Dans ce cas la sensation dépend de vous, de votre capacité
à vous imprégner ou non de l'esprit du lieu.
L'esprit du Baïkal
est quelque chose de spécial, quelque chose qui existe réellement,
vous fait croire aux vieilles légendes et vous amène à
vous demander, avec une crainte mystique, si l'homme a la liberté
à certains endroits d'agir comme il lui semble bon. Certains
pourraient s'attendre à ce que le Baïkal submerge l'homme
par sa grandeur et son immensité; tout est si grand, si vaste
aux alentours et si déroutant, et pourtant c'est tout le contraire,
le lac anoblit l'homme. Ici, vous faites l'expérience d'une rare
élévation spirituelle, enveloppé par la respiration
d'une présence enivrante, alors une partie du grand secret de
tout ce qui existe vous pénètre.
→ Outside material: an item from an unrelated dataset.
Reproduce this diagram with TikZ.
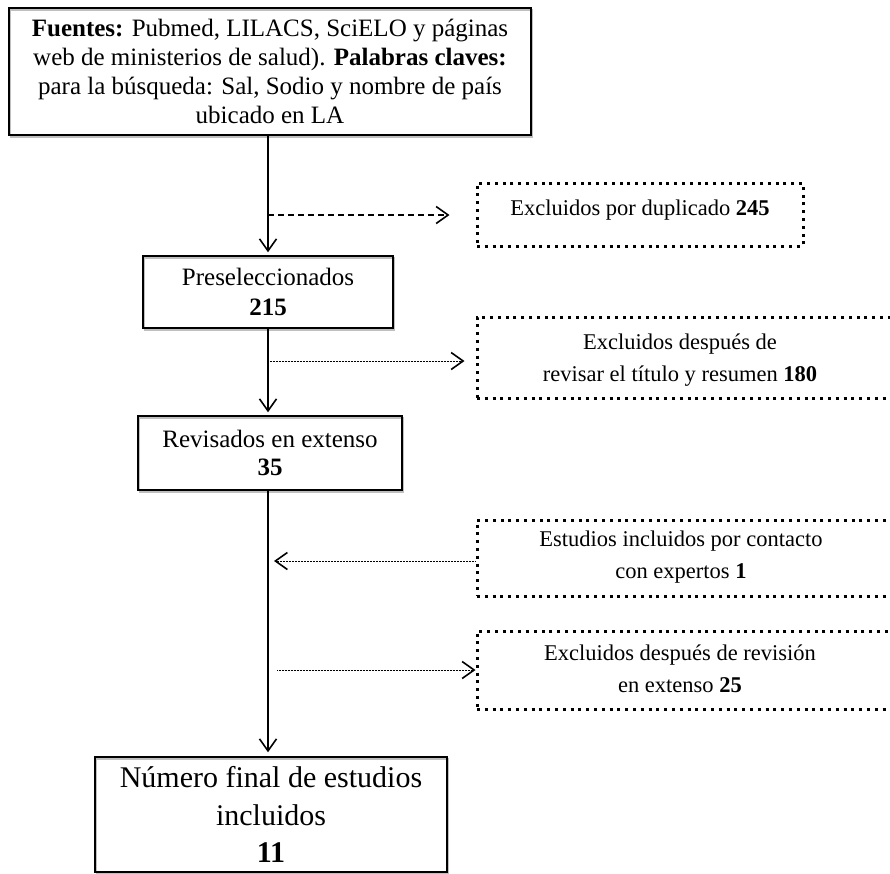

Vous êtes marqué
et différent simplement parce que vous êtes allé
sur ce rivage, en y respirant l'air et en y buvant l'eau. Nulle part
ailleurs vous ne vous sentirez en aussi intime communion avec la nature.
En revenant d'une promenade un jour Tolstoï écrivait : "est-il
possible que le sentiment d'amertume, de vengeance, la passion pour
la destruction de notre propre espèce puisse survivre dans un
homme confronté à un tel spectacle ? Tout ce qui est mauvais
dans le cþur d'un homme devrait, il me semble, disparaître tant
cette beauté est l'expression même de dieu". La nature
est par elle-même morale, seul l'homme peut la rendre immorale.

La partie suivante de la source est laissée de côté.